_INFORMATION SHOWN_.
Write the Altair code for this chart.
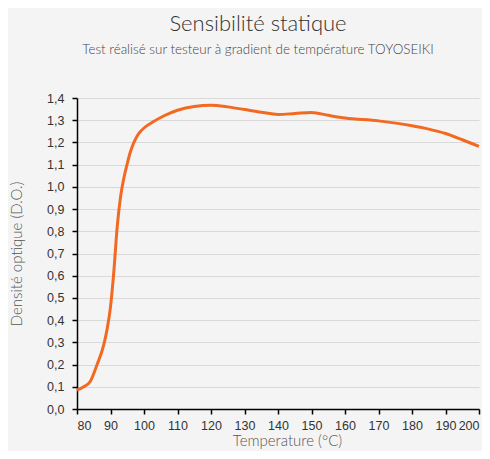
import altair as alt
import pandas as pd

temps = [80, 82, 84, 86, 88, 89, 90, 91, 92, 93, 94, 95, 96, 97, 98, 99, 100,
         103, 106, 110, 115, 120, 125, 130, 135, 140, 145, 150, 155, 160, 170,
         180, 185, 190, 195, 200]
density = [0.085, 0.10, 0.125, 0.20, 0.29, 0.36, 0.46, 0.62, 0.82, 0.955, 1.04,
           1.105, 1.16, 1.20, 1.23, 1.25, 1.265, 1.295, 1.32, 1.345, 1.362,
           1.367, 1.36, 1.348, 1.336, 1.326, 1.33, 1.335, 1.322, 1.31, 1.297,
           1.275, 1.26, 1.24, 1.212, 1.182]

df = pd.DataFrame({"t": temps, "d": density})

line = alt.Chart(df).mark_line(
    color="#F26A21", strokeWidth=3, interpolate="monotone"
).encode(
    x=alt.X("t:Q",
            scale=alt.Scale(domain=[80, 200], nice=False, zero=False),
            axis=alt.Axis(values=list(range(80, 201, 10)), title="Temperature (°C)",
                          grid=False, domainColor="#000000", domainWidth=1.5,
                          tickColor="#000000", tickWidth=1.5, tickSize=5,
                          labelPadding=5, labelFontSize=12.5, labelColor="#333333",
                          labelFont="Liberation Sans",
                          titleFont="Lato", titleFontWeight=300, titleFontSize=15,
                          titleColor="#555555", titlePadding=2, titleX=210)),
    y=alt.Y("d:Q",
            scale=alt.Scale(domain=[0, 1.4], nice=False),
            axis=alt.Axis(values=[round(i * 0.1, 1) for i in range(15)],
                          labelExpr="replace(format(datum.value, '.1f'), '.', ',')",
                          title="Densité optique (D.O.)",
                          grid=True, gridColor="#d9d9d9", gridWidth=1.2,
                          domainColor="#000000", domainWidth=1.5,
                          tickColor="#000000", tickWidth=1.5, tickSize=5,
                          labelPadding=8, labelFontSize=12.5, labelColor="#333333",
                          labelFont="Liberation Sans",
                          titleFont="Lato", titleFontWeight=300, titleFontSize=15,
                          titleColor="#555555", titlePadding=22)),
)

chart = line.properties(
    width=402,
    height=311,
    background="#f4f4f4",
    autosize=alt.AutoSizeParams(type="none"),
    padding={"left": 69, "top": 90, "right": 3, "bottom": 42},
    title=alt.TitleParams(
        text="Sensibilité statique",
        subtitle="Test réalisé sur testeur à gradient de température TOYOSEIKI",
        anchor="middle", dx=-20, offset=35,
        font="Lato", fontWeight=300, fontSize=22, color="#333333",
        subtitleFont="Lato", subtitleFontWeight=300, subtitleFontSize=13.4,
        subtitleColor="#444444", subtitlePadding=7,
    ),
).configure_view(stroke=None)

chart.save("out.html", embed_options={"renderer": "svg", "actions": False})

_WHAT IS ASKED_. Leave out the pictures and output the rest of the material exactly as written.

_OUTPUT OF THE EXERCISE_.
Write the Altair code for this chart.
import altair as alt
import pandas as pd

temps = [80, 82, 84, 86, 88, 89, 90, 91, 92, 93, 94, 95, 96, 97, 98, 99, 100,
         103, 106, 110, 115, 120, 125, 130, 135, 140, 145, 150, 155, 160, 170,
         180, 185, 190, 195, 200]
density = [0.085, 0.10, 0.125, 0.20, 0.29, 0.36, 0.46, 0.62, 0.82, 0.955, 1.04,
           1.105, 1.16, 1.20, 1.23, 1.25, 1.265, 1.295, 1.32, 1.345, 1.362,
           1.367, 1.36, 1.348, 1.336, 1.326, 1.33, 1.335, 1.322, 1.31, 1.297,
           1.275, 1.26, 1.24, 1.212, 1.182]

df = pd.DataFrame({"t": temps, "d": density})

line = alt.Chart(df).mark_line(
    color="#F26A21", strokeWidth=3, interpolate="monotone"
).encode(
    x=alt.X("t:Q",
            scale=alt.Scale(domain=[80, 200], nice=False, zero=False),
            axis=alt.Axis(values=list(range(80, 201, 10)), title="Temperature (°C)",
                          grid=False, domainColor="#000000", domainWidth=1.5,
                          tickColor="#000000", tickWidth=1.5, tickSize=5,
                          labelPadding=5, labelFontSize=12.5, labelColor="#333333",
                          labelFont="Liberation Sans",
                          titleFont="Lato", titleFontWeight=300, titleFontSize=15,
                          titleColor="#555555", titlePadding=2, titleX=210)),
    y=alt.Y("d:Q",
            scale=alt.Scale(domain=[0, 1.4], nice=False),
            axis=alt.Axis(values=[round(i * 0.1, 1) for i in range(15)],
                          labelExpr="replace(format(datum.value, '.1f'), '.', ',')",
                          title="Densité optique (D.O.)",
                          grid=True, gridColor="#d9d9d9", gridWidth=1.2,
                          domainColor="#000000", domainWidth=1.5,
                          tickColor="#000000", tickWidth=1.5, tickSize=5,
                          labelPadding=8, labelFontSize=12.5, labelColor="#333333",
                          labelFont="Liberation Sans",
                          titleFont="Lato", titleFontWeight=300, titleFontSize=15,
                          titleColor="#555555", titlePadding=22)),
)

chart = line.properties(
    width=402,
    height=311,
    background="#f4f4f4",
    autosize=alt.AutoSizeParams(type="none"),
    padding={"left": 69, "top": 90, "right": 3, "bottom": 42},
    title=alt.TitleParams(
        text="Sensibilité statique",
        subtitle="Test réalisé sur testeur à gradient de température TOYOSEIKI",
        anchor="middle", dx=-20, offset=35,
        font="Lato", fontWeight=300, fontSize=22, color="#333333",
        subtitleFont="Lato", subtitleFontWeight=300, subtitleFontSize=13.4,
        subtitleColor="#444444", subtitlePadding=7,
    ),
).configure_view(stroke=None)

chart.save("out.html", embed_options={"renderer": "svg", "actions": False})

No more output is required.